Madame la ministre, cette Europe libérale, que l'on nous propose de graver dans le marbre, constitue une véritable consécration de l'injustice sociale.
Pour le groupe communiste républicain et citoyen, il faut un autre projet pour l'Europe, un projet fondé sur les valeurs de la démocratie, sur des politiques publiques actives, sur le développement durable, sur l'établissement de nouveaux rapports avec les pays du Sud, sur le progrès social, la coopération et la paix.
Malheureusement, le souci premier de la Commission et du Conseil demeure inlassablement le marché et la généralisation de la concurrence, ce qui apparaît en totale inadéquation avec l'actuel enjeu historique.
Madame la ministre, mes chers collègues, l'Europe a les moyens de défendre un autre modèle social et politique. L'Europe a besoin de transparence pour résorber son déficit démocratique. Cela suppose notamment que la Commission soit en mesure de fournir la liste détaillée des dépenses administratives engagées afin qu'il soit possible de contrôler leur évolution.
Le groupe communiste républicain et citoyen récuse donc l'esprit qui anime ce projet de budget et souhaite affirmer sa volonté de construire une autre Europe.
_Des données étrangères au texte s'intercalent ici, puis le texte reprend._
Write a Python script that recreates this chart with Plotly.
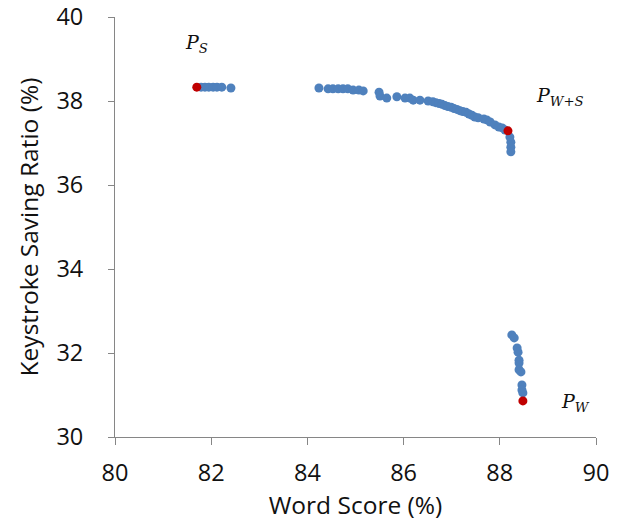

Madame la ministre, mes chers collègues, en refusant ce projet de budget, nous refusons aussi un simulacre de démocratie. Car, si notre assemblée votait contre, comme elle en a théoriquement le droit, nous serions purement et simplement condamnés par la Cour européenne de justice à verser le montant des sommes fixées, ce qui montre les limites du présent exercice.